关键词: 深度学习恶意软件家族分类鲁棒性

DOI：10.19363/J.cnki.cn10-1380/tn.2020.01.01

投稿时间：2019-09-05修订日期：2019-12-09

基金项目:本课题得到国家自然科学基金项目（No.61972297，No.U1636107），基础加强计划（No.2017-JCJQ-ZD-043-01-00），国家重点研发计划（No.2016QY06X1204，No.2018YFC0824801）资助。

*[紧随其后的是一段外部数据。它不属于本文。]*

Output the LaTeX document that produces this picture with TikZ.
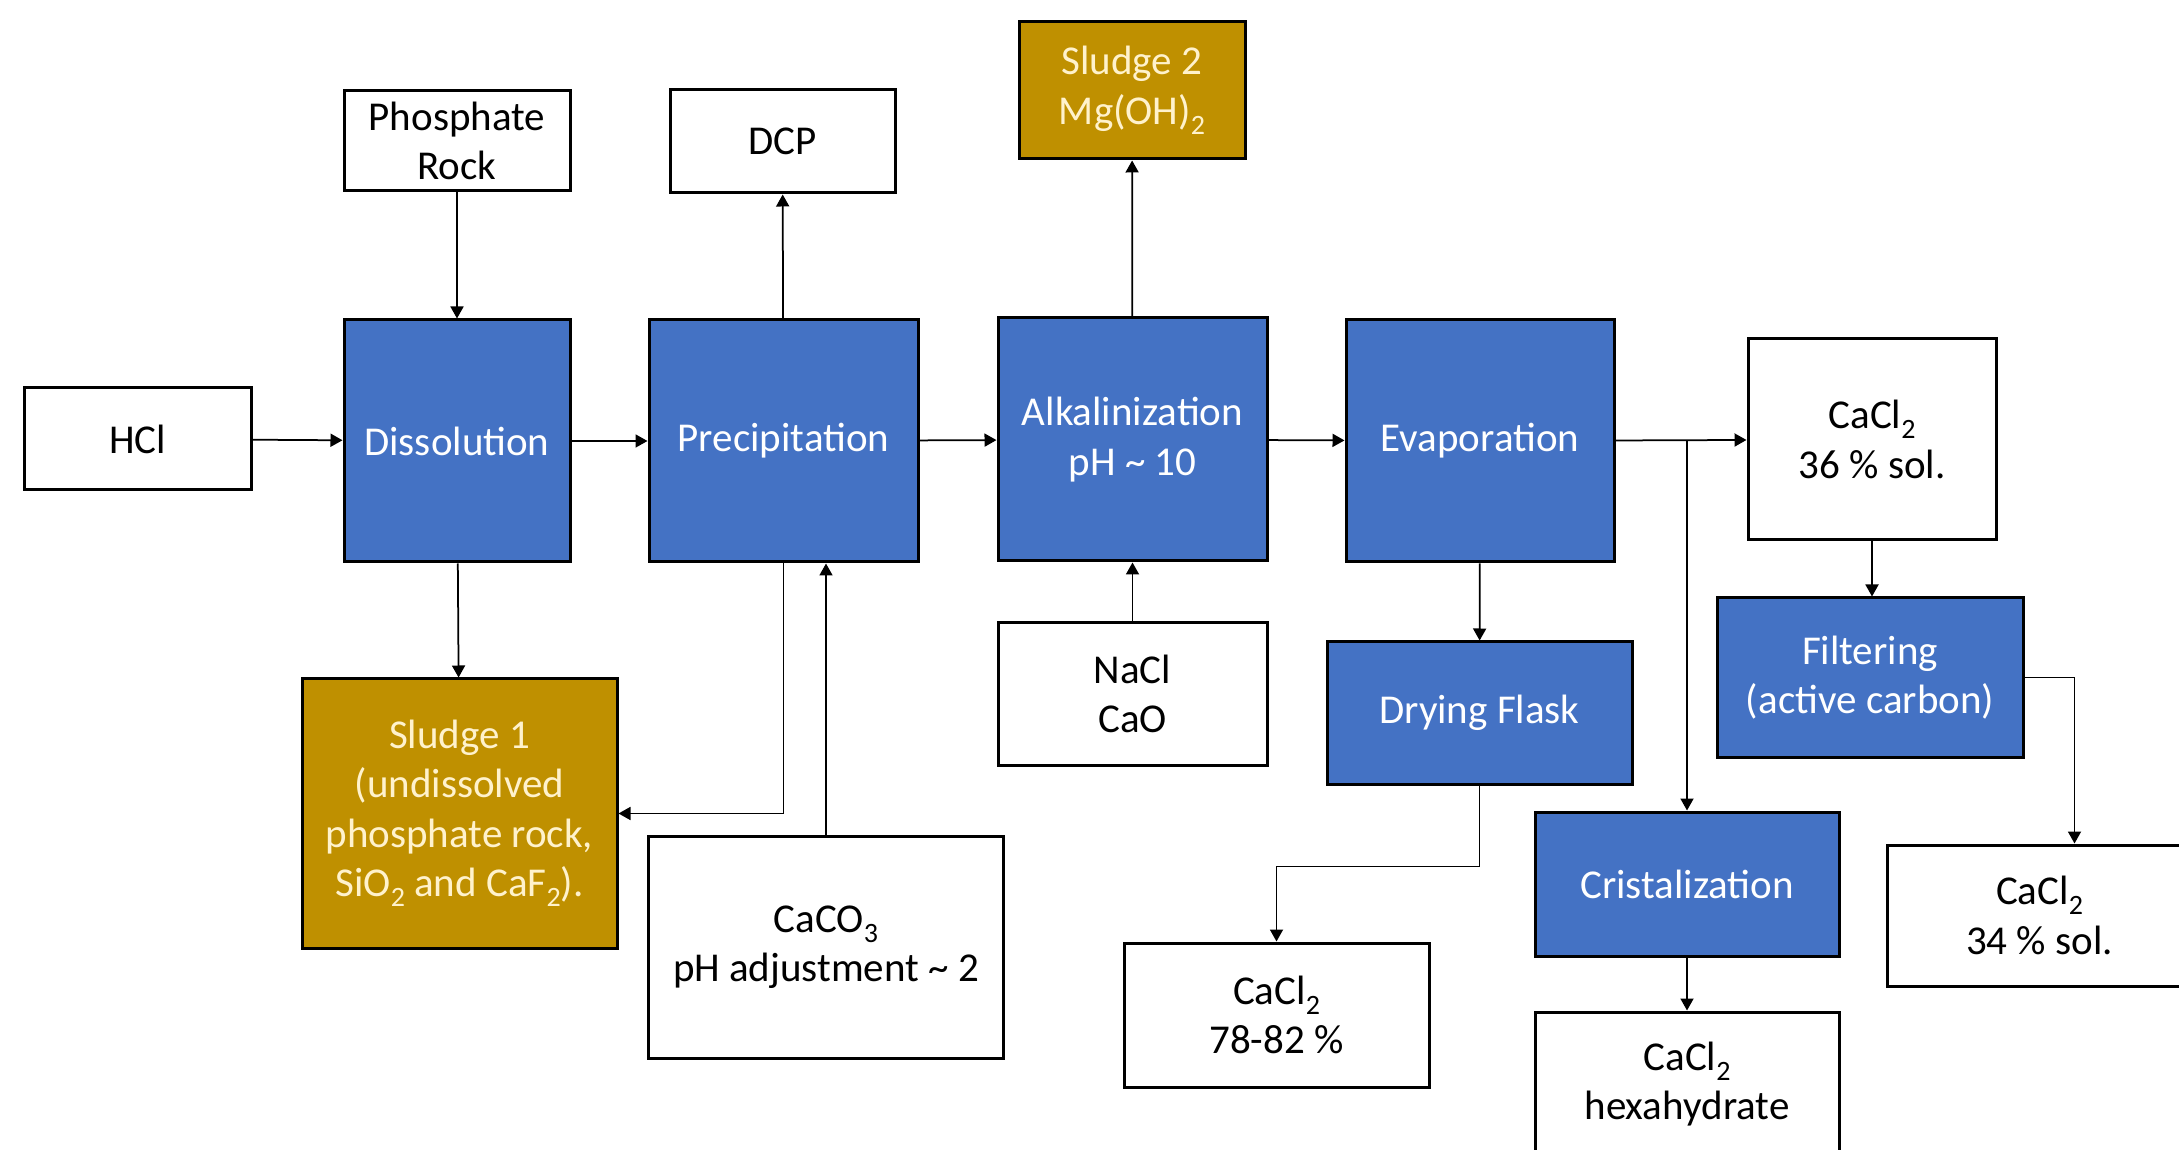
\documentclass[tikz,border=0pt]{standalone}
\usepackage{fontspec}
\setmainfont{Carlito}
\usetikzlibrary{arrows.meta}
\definecolor{procblue}{HTML}{4472C4}
\definecolor{sludgegold}{HTML}{BF9000}
\definecolor{sludgetext}{HTML}{FFF2CC}
\newcommand\chemsub[1]{\raisebox{-4pt}{\fontsize{11.2}{11.2}\selectfont #1}}
\begin{document}
\begin{tikzpicture}[x=0.4pt,y=-0.4pt,
  basebox/.style={draw=black, line width=1.2pt, inner sep=0pt, align=center, font=\fontsize{16.4}{19.8}\selectfont},
  whitebox/.style={basebox, fill=white, text=black},
  procbox/.style={basebox, fill=procblue, text=white},
  sludgebox/.style={basebox, fill=sludgegold, text=sludgetext},
  sz/.style 2 args={minimum width=#1*0.4pt, minimum height=#2*0.4pt},
  flow/.style={line width=0.7pt, -{Triangle[length=4.8pt,width=5.2pt]}},
]
\useasboundingbox[fill=white] (0,0) rectangle (2179,1150);

\node[whitebox, sz={227}{102}] (hcl) at (137.5,439) {HCl};
\node[whitebox, sz={226}{100}] (rock) at (457,141) {Phosphate\\Rock};
\node[procbox, sz={226}{242}] (diss) at (457,441) {Dissolution};
\node[whitebox, sz={225}{103}] (dcp) at (782.5,141.5) {DCP};
\node[procbox, sz={269}{242}] (prec) at (783.5,441) {Precipitation};
\node[sludgebox, sz={226}{137}] (sl2) at (1132,90.5) {Sludge 2\\Mg(OH)\chemsub{2}};
\node[procbox, sz={269}{243}] (alk) at (1132.5,439.5) {Alkalinization\\pH \textasciitilde{} 10};
\node[whitebox, sz={269}{142}] (nacl) at (1132.5,694) {NaCl\\CaO};
\node[procbox, sz={268}{242}] (evap) at (1480,441) {Evaporation};
\node[whitebox, sz={248}{201}] (c36) at (1872,439.5) {CaCl\chemsub{2}\\36 \% sol.};
\node[procbox, sz={306}{159}] (filt) at (1870,677.5) {Filtering\\(active carbon)};
\node[whitebox, sz={305}{141}] (c34) at (2039.5,915.5) {CaCl\chemsub{2}\\34 \% sol.};
\node[procbox, sz={305}{142}] (dry) at (1479.5,713) {Drying Flask};
\node[procbox, sz={304}{144}] (crist) at (1687,884) {Cristalization};
\node[whitebox, sz={304}{144}] (hexa) at (1687,1084) {CaCl\chemsub{2}\\hexahydrate};
\node[whitebox, sz={305}{144}] (c78) at (1276.5,1015) {CaCl\chemsub{2}\\78-82 \%};
\node[sludgebox, sz={315}{269}] (sl1) at (459.5,813.5) {Sludge 1\\(undissolved\\phosphate rock,\\SiO\chemsub{2} and CaF\chemsub{2}).};
\node[whitebox, sz={355}{222}] (caco3) at (826,947) {CaCO\chemsub{3}\\pH adjustment \textasciitilde{} 2};

\draw[flow] (hcl) -- (diss);
\draw[flow] (rock) -- (diss);
\draw[flow] (diss) -- (prec);
\draw[flow] (prec) -- (dcp);
\draw[flow] (prec) -- (alk);
\draw[flow] (alk) -- (sl2);
\draw[flow] (nacl) -- (alk);
\draw[flow] (alk) -- (evap);
\draw[flow] (evap) -- (c36);
\coordinate (split) at (crist.north |- evap.east);
\draw[flow] (split) -- (crist.north);
\draw[flow] (evap) -- (dry);
\draw[flow] (dry.south) -- ++(0,81) -| (c78.north);
\draw[flow] (diss) -- (sl1);
\draw[flow] (prec.south) |- (sl1.east);
\draw[flow] (caco3.north) -- (caco3.north |- prec.south);
\draw[flow] (c36.south) -- (c36.south |- filt.north);
\draw[flow] (crist) -- (hexa);
\draw[flow] (filt.east) -| ([xshift=14pt]c34.north);
\end{tikzpicture}
\end{document}
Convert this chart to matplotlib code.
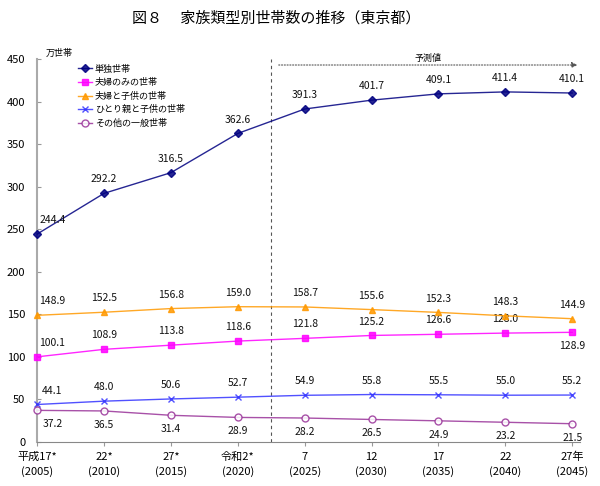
import matplotlib
matplotlib.use("Agg")
import matplotlib.pyplot as plt
import numpy as np

plt.rcParams['font.family'] = ['Noto Sans CJK JP', 'DejaVu Sans']

# データ（万世帯）
years = ["平成17*\n(2005)", "22*\n(2010)", "27*\n(2015)", "令和2*\n(2020)",
         "7\n(2025)", "12\n(2030)", "17\n(2035)", "22\n(2040)", "27年\n(2045)"]
tandoku = [244.4, 292.2, 316.5, 362.6, 391.3, 401.7, 409.1, 411.4, 410.1]
fufu_nomi = [100.1, 108.9, 113.8, 118.6, 121.8, 125.2, 126.6, 128.0, 128.9]
fufu_kodomo = [148.9, 152.5, 156.8, 159.0, 158.7, 155.6, 152.3, 148.3, 144.9]
hitorioya = [44.1, 48.0, 50.6, 52.7, 54.9, 55.8, 55.5, 55.0, 55.2]
sonota = [37.2, 36.5, 31.4, 28.9, 28.2, 26.5, 24.9, 23.2, 21.5]

x = np.arange(len(years))

fig = plt.figure(figsize=(6, 4.86), dpi=100)
ax = fig.add_axes([0.062, 0.0905, 0.905, 0.788])

# 系列ごとの設定: (データ, 名前, 色, マーカー, 塗り, ラベル位置)
series = [
    (tandoku, "単独世帯", "#000080", "D", True, "up"),
    (fufu_nomi, "夫婦のみの世帯", "#FF00FF", "s", True, "up_last_down"),
    (fufu_kodomo, "夫婦と子供の世帯", "#FF9900", "^", True, "up"),
    (hitorioya, "ひとり親と子供の世帯", "#3333FF", "x", True, "up"),
    (sonota, "その他の一般世帯", "#993399", "o", False, "down"),
]

for vals, name, col, mk, filled, pos in series:
    ax.plot(x, vals, color=col, lw=1.0, alpha=0.85, marker=mk,
            markersize=5 if mk != "D" else 4,
            markerfacecolor=col if filled else "white",
            markeredgecolor=col, markeredgewidth=1.0, label=name,
            clip_on=False, zorder=3)
    for i, v in enumerate(vals):
        down = pos == "down" or (pos == "up_last_down" and i == len(vals) - 1)
        dx = 11 if i == 0 else 0
        dy = -10 if down else 10
        ax.annotate(f"{v:.1f}", (x[i], v), xytext=(dx, dy),
                    textcoords="offset points", ha="center", va="center",
                    fontsize=7.5, color="#111111")

ax.set_xlim(0, 8.12)
ax.set_ylim(0, 450)
ax.set_yticks(np.arange(0, 451, 50))
ax.set_xticks(x)
ax.set_xticklabels(years, fontsize=8, linespacing=1.5)
ax.tick_params(axis="y", labelsize=8, length=3, color="#999999", direction="in", pad=8.5)
ax.tick_params(axis="x", length=3, color="#999999", direction="out", pad=4)

for s in ["top", "right"]:
    ax.spines[s].set_visible(False)
ax.spines["left"].set_color("#AAAAAA")
ax.spines["left"].set_linewidth(1.5)
ax.spines["bottom"].set_color("#888888")

# 予測値の区切り線と矢印
ax.axvline(3.5, color="#555555", lw=0.8, ls=(0, (3, 3)), zorder=1)
ax.annotate("", xy=(8.12, 443), xytext=(3.57, 443),
            arrowprops=dict(arrowstyle="-|>", color="#555555", lw=0.8,
                            linestyle=(0, (1, 1.5)), mutation_scale=8),
            annotation_clip=False)
ax.text(5.85, 445, "予測値", fontsize=6.5, ha="center", va="bottom")

ax.text(0.12, 457, "万世帯", fontsize=6.5, ha="left", va="center")

ax.legend(loc="upper left", bbox_to_anchor=(0.068, 0.995), frameon=False,
          fontsize=6.5, handlelength=1.6, handletextpad=0.3,
          labelspacing=0.5, borderaxespad=0.0)

fig.text(0.46, 0.963, "図８　 家族類型別世帯数の推移（東京都）",
         fontsize=10.8, ha="center", va="center")

fig.savefig("out.png", dpi=100)
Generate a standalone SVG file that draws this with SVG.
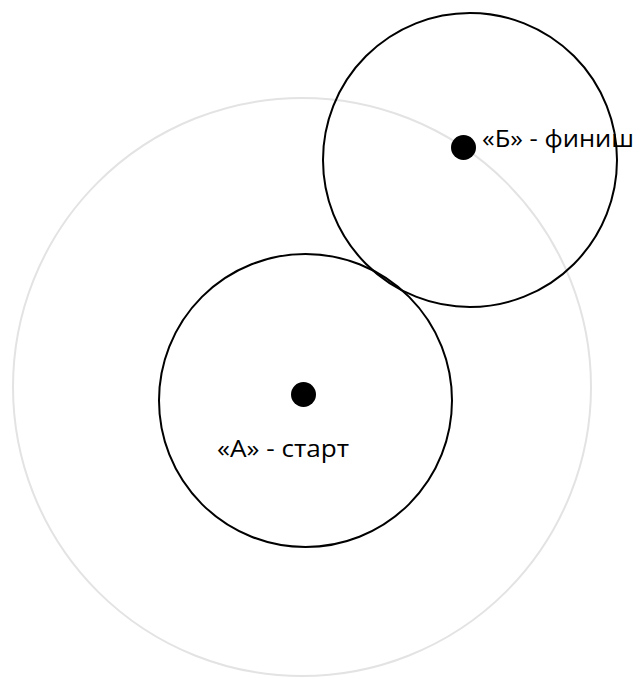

A Novel Malware Classification Model Based on Deep Learning

ZHENG Rui^1,2, WANG Qiuyun², FU Jianming¹, JIANG Zhengwei^2,3, SU Riguga^1,2, WANG Shuwei²

(1.School of Cyber Science and Engineering WuHan University, Wuhan 430072, China;2.Institute of Information Engineering, Chinese Academy of Sciences, Beijing 100093, China;3.School of Cyber Security, University of Chinese Academy of Sciences, Beijing 100049, China)

Abstract:

Family classification of malicious software is an important issue in research of computer system security. The dynamic execution feature of malicious software always reflect the functionality and family attributes of malware. By studying the behavior characteristics of malware system API call, we observer that malicious behavior of malware has a certain dependence on sequence forward and backward API call. Bidirectional LSTM can cover such dependency characteristics. By designing a deep learning model based on Long Short-Term Memory network, model the relationship of forward and backward. The experimental results show that the test accuracy reaches 99.28%. The proposed model combination method has good modeling ability for the behavior of malicious software invocation system API. To evaluate the classification performance of deep learning method, in the experimental part, we further add the adversarial examples experiment, and construct the simulated adversarial examples by inserting the adversarial sequence randomly in test samples to test the classification performance of the original parameter model. The adversarial examples experiment shows that the deep learning model is more robust than shallow machine learning methods. The experiment in this paper provides some reference for the popularization of deep learning technology to industry.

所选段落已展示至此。